YOUR OBJECTIVE: In the material below, please retype the lines from the very first through the one with "(title) at (364,57)", exactly and without pictures.

GIVEN INFORMATION:

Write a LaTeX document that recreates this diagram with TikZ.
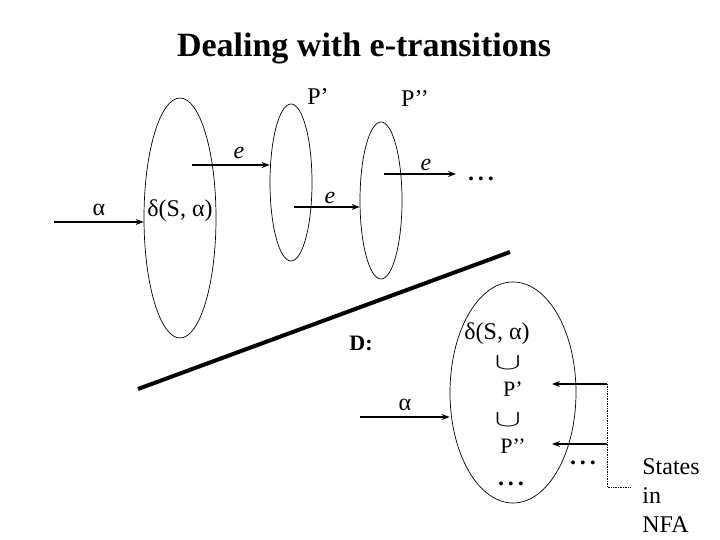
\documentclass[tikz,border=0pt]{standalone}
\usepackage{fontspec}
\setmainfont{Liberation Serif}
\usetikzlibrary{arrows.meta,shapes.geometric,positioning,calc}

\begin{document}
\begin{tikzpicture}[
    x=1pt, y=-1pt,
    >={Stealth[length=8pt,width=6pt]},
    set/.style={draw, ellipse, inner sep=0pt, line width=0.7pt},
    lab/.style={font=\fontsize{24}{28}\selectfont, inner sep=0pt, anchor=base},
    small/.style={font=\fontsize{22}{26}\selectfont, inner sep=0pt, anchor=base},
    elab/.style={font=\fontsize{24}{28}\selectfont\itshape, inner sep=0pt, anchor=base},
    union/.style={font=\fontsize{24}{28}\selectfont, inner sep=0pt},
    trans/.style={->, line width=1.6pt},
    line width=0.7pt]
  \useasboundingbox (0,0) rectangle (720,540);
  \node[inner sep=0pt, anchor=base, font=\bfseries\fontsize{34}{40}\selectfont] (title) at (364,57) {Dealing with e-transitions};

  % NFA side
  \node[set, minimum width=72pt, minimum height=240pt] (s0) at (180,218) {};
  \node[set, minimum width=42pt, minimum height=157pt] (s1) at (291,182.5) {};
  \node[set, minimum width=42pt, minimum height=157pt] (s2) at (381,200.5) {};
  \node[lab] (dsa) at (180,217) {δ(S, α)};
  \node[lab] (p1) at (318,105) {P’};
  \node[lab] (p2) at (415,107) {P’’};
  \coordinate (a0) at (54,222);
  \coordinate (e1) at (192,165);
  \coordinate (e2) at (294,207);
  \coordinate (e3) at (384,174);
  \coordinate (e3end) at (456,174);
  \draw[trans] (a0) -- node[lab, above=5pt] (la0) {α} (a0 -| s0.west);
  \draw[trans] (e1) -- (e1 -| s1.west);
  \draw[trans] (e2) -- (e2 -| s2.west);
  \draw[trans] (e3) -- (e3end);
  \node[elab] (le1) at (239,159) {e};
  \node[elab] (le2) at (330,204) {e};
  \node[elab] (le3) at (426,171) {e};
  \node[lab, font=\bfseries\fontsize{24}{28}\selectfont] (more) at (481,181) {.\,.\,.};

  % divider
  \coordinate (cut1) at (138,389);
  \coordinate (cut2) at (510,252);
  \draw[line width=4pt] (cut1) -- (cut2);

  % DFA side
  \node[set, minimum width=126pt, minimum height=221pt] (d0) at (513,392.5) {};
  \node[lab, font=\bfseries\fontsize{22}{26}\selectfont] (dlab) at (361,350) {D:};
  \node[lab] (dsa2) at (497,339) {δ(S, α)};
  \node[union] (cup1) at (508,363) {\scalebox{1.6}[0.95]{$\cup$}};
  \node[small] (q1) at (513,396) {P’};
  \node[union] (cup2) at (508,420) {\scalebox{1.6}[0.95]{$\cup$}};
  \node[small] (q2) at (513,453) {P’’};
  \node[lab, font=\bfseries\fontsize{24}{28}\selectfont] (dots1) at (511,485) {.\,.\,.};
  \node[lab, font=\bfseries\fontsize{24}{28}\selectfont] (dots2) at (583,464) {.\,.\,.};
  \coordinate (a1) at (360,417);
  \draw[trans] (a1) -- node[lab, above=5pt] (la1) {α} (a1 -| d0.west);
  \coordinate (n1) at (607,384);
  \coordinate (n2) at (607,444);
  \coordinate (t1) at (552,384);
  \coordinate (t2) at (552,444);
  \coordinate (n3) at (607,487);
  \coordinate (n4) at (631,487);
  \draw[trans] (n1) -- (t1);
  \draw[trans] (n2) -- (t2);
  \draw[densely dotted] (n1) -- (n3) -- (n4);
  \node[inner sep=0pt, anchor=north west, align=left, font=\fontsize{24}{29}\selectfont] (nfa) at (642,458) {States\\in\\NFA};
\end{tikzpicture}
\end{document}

OUTPUT:
Write a LaTeX document that recreates this diagram with TikZ.
\documentclass[tikz,border=0pt]{standalone}
\usepackage{fontspec}
\setmainfont{Liberation Serif}
\usetikzlibrary{arrows.meta,shapes.geometric,positioning,calc}

\begin{document}
\begin{tikzpicture}[
    x=1pt, y=-1pt,
    >={Stealth[length=8pt,width=6pt]},
    set/.style={draw, ellipse, inner sep=0pt, line width=0.7pt},
    lab/.style={font=\fontsize{24}{28}\selectfont, inner sep=0pt, anchor=base},
    small/.style={font=\fontsize{22}{26}\selectfont, inner sep=0pt, anchor=base},
    elab/.style={font=\fontsize{24}{28}\selectfont\itshape, inner sep=0pt, anchor=base},
    union/.style={font=\fontsize{24}{28}\selectfont, inner sep=0pt},
    trans/.style={->, line width=1.6pt},
    line width=0.7pt]
  \useasboundingbox (0,0) rectangle (720,540);
  \node[inner sep=0pt, anchor=base, font=\bfseries\fontsize{34}{40}\selectfont] (title) at (364,57) {Dealing with e-transitions};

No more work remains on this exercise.